Cette attente frustrée et perpétuelle d’un mariage à enfin consommer et de la préparation d’une situation parfaite pour commencer à vivre, enlacée par l’ascension matériel bourgeois creux qui propulse socialement Maria, est à mon sens le propos principal du film. Farouchement anti-bourgeoisie de conviction et de parcours personnel, Fassbinder emprunte à Buñuel pour dénoncer la futilité et stérilité de ces êtres qui valorisent le retardement de l’assouvissement des désirs en faveur d’une préparation éternelle à enfin vivre (e.g longuement étudier pour un bon travail, charbonner au long d’une durable carrière pour éventuellement avoir une retraite et commencer à profiter de la vie et de sa famille en étant vieux). Ici, cette interminable préparation semble toujours repoussée par les aléas de la vie, jusqu’à finalement être éteinte d’un souffle mortel au moment de sa concrétisation. Un hasard implacable qui coupe l’herbe sous le pied à un amour creux et fictif qui s'entête à suivre à la lettre une conception sociale bourgeoise censée apporter le salut. (Le choix d’achever un mariage né parmi les explosions dans une explosion est évidemment un miroir intentionnel et important dans la forme de l’oeuvre)
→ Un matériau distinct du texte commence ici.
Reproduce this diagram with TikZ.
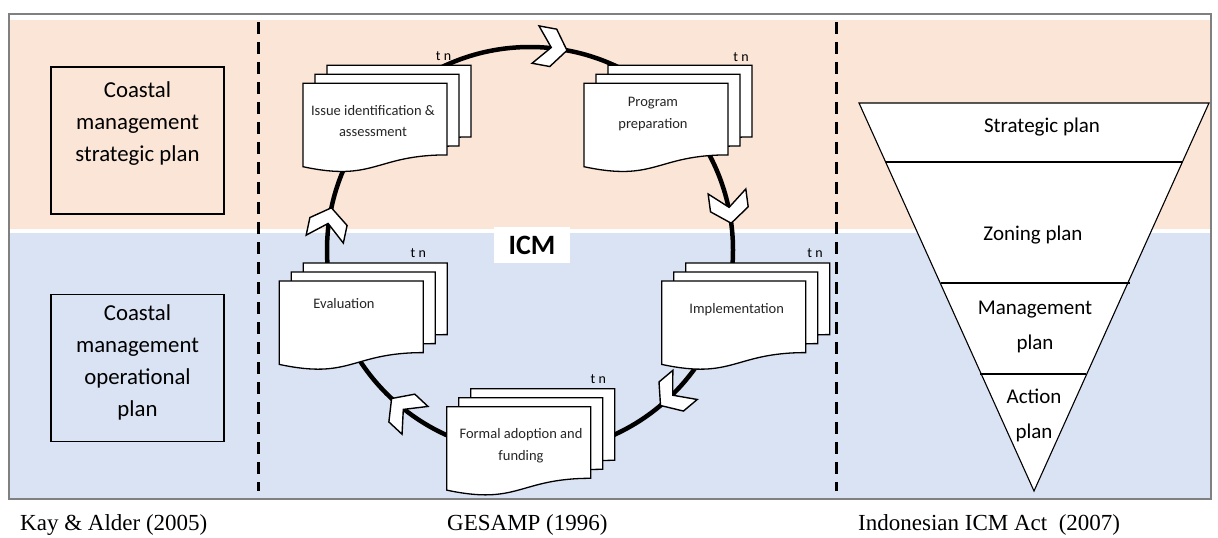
\documentclass[tikz,border=0pt]{standalone}
\usepackage{fontspec}
\setmainfont{Carlito}
\newfontfamily\capfont{Liberation Serif}
\definecolor{peach}{HTML}{FBE5D6}
\definecolor{paleblue}{HTML}{DAE3F3}
\definecolor{framegray}{HTML}{808080}
\begin{document}
\begin{tikzpicture}[x=1pt,y=-1pt,
  docst/.style={draw=black,fill=white,line width=1.3pt},
  chevst/.style={draw=black,fill=white,line width=1.4pt,line join=miter},
  dashln/.style={line width=3pt,dash pattern=on 12pt off 8pt},
  cyc/.style={line width=4.5pt},
  boxst/.style={draw=black,line width=1.2pt,minimum width=173pt,minimum height=147pt,inner sep=0pt},
  boxtxt/.style={align=center,font=\fontsize{22.8}{32}\selectfont},
  doctxt/.style={align=center,font=\fontsize{14.5}{21.7}\selectfont,text=black!85,inner sep=0pt},
  tnst/.style={font=\fontsize{14}{16}\selectfont,inner sep=0pt},
  tritxt/.style={align=center,font=\fontsize{21}{35}\selectfont,inner sep=0pt},
  captxt/.style={font=\capfont\fontsize{23}{26}\selectfont,anchor=base west,inner sep=0pt},
  docstack/.pic={
    \foreach \dx/\dy in {24/-18,12/-9,0/0}{
      \begin{scope}[shift={(\dx,\dy)}]
        \path[docst] (0,0) -- (144,0) -- (144,71.6) .. controls (72,71.6) and (72,98.9) .. (0,83.4) -- cycle;
      \end{scope}
    }
  },
  chev/.pic={
    \path[chevst] (0,0) -- (-14,19) -- (-32,19) -- (-16,0) -- (-32,-19) -- (-14,-19) -- cycle;
  }
]
\useasboundingbox (0,0) rectangle (1218,538);
\fill[white] (0,0) rectangle (1218,538);
% background bands
\fill[peach] (10,20) rectangle (1212,229);
\fill[paleblue] (10,233) rectangle (1212,498);
\draw[framegray,line width=1.2pt] (9,14) rectangle (1211,499);
% dashed separators
\draw[dashln] (258,22) -- (258,491);
\draw[dashln] (836,22) -- (836,491);
% left boxes
\node[boxst] (b1) at (137.5,140.5) {};
\node[boxtxt] (b1t) at (137.5,123.5) {Coastal\\management\\strategic plan};
\node[boxst] (b2) at (137.5,368) {};
\node[boxtxt] (b2t) at (137.5,362) {Coastal\\management\\operational\\plan};
% triangle
\path[draw=black,fill=white,line width=1.1pt] (859,103) -- (1209,103) -- (1034,491) -- cycle;
\draw[line width=1.1pt] (886,162) -- (1182,162);
\draw[line width=1.1pt] (941,283) -- (1130,283);
\draw[line width=1.1pt] (980,374) -- (1086,374);
\node[tritxt] (tr1) at (1042,127) {Strategic plan};
\node[tritxt] (tr2) at (1033,235) {Zoning plan};
\node[tritxt] (tr3) at (1035,327) {Management\\plan};
\node[tritxt] (tr4) at (1034,415) {Action\\plan};
% cycle
\draw[cyc] (530,250) circle[radius=203pt];
% document stacks
\pic (d1) at (303,83.3) {docstack};
\pic (d2) at (584,83.3) {docstack};
\pic (d3) at (661.7,281) {docstack};
\pic (d4) at (279.3,281) {docstack};
\pic (d5) at (446.7,406.7) {docstack};
\node[doctxt] (t1) at (373,121) {Issue identification \&\\assessment};
\node[doctxt] (t2) at (653,114) {Program\\preparation};
\node[doctxt] (t3) at (736.7,309.3) {Implementation};
\node[doctxt] (t4) at (344,303.3) {Evaluation};
\node[doctxt] (t5) at (521,446) {Formal adoption and\\funding};
\node[tnst] (tn1) at (443.5,56) {t n};
\node[tnst] (tn2) at (741,57) {t n};
\node[tnst] (tn3) at (815,253) {t n};
\node[tnst] (tn4) at (418.3,252.7) {t n};
\node[tnst] (tn5) at (598.3,379.3) {t n};
% chevrons on the cycle
\coordinate (a1) at (567,50.4);
\coordinate (a2) at (731.2,223.2);
\coordinate (a3) at (660.5,405.5);
\coordinate (a4) at (391.6,398.5);
\coordinate (a5) at (331.4,207.8);
\pic[rotate=-10.5] at (a1) {chev};
\pic[rotate=-82.4] at (a2) {chev};
\pic[rotate=-140] at (a3) {chev};
\pic[rotate=137] at (a4) {chev};
\pic[rotate=78] at (a5) {chev};
% ICM label
\node[fill=white,minimum width=76pt,minimum height=36pt,inner sep=0pt,font=\bfseries\fontsize{28}{30}\selectfont] (icm) at (532,245) {ICM};
% captions
\node[captxt] (c1) at (20,530) {Kay \& Alder (2005)};
\node[captxt] (c2) at (447,530) {GESAMP (1996)};
\node[captxt] (c3) at (858,530) {Indonesian ICM Act\ \ (2007)};
\end{tikzpicture}
\end{document}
Plus loin en ce sens, Fassbinder utilise le son tout au long du film pour accompagner son emphase sur les motifs de vêtements (et absence de vêtements) et de nourriture qui symbolisent à la fois le progrès économique et ce que le bourgeois idéal-type peine à satisfaire à sa faim par ses obstacles auto-imposés de normes et bonne conduite. La bande-son retranscrit les événements politiques qui accompagnent le destin des personnages. On entend notamment deux émissions de radio dans lesquelles le chancelier Konrad Adenauer proclame d'abord que l'Allemagne ne se réarmera jamais, et nous explique ensuite à une autre reprise dans le film à quel point il est nécessaire que l'Allemagne se réarme. Maria, vivant maintenant une vie de décadence matérielle, vomit son repas à l’écoute de cette dernière émission, tandis qu'au premier plan un couple caché et indifférent s’attouche dans des préliminaires. Fassbinder crée activement un lien complice d’hypocrisie partagée entre ces motifs et les messages radio de l’Allemagne qu’il attaque.
Élusif, intellectuel, multiple, opaque, Le Mariage de Maria Braun est une oeuvre qui ne se donne pas facilement et qui invite à y revenir pour en cerner les subtilités. Je n'ai ici traité qu'un angle thématique. C’est aussi le succès au box office le plus important de la carrière de Fassbinder, et je soupçonne que son héroïne captivante n’y est pas pour rien.
N.B. En dépit du vocabulaire employé, je ne suis pas Marxiste (ni opposé), mais Fassbinder lui-même avait une proximité avec Marx qui influençait ses idéaux et sa vision du monde, d'où l'emploi de concepts et termes de proximité que je jugeais pertinents à l'analyse ici.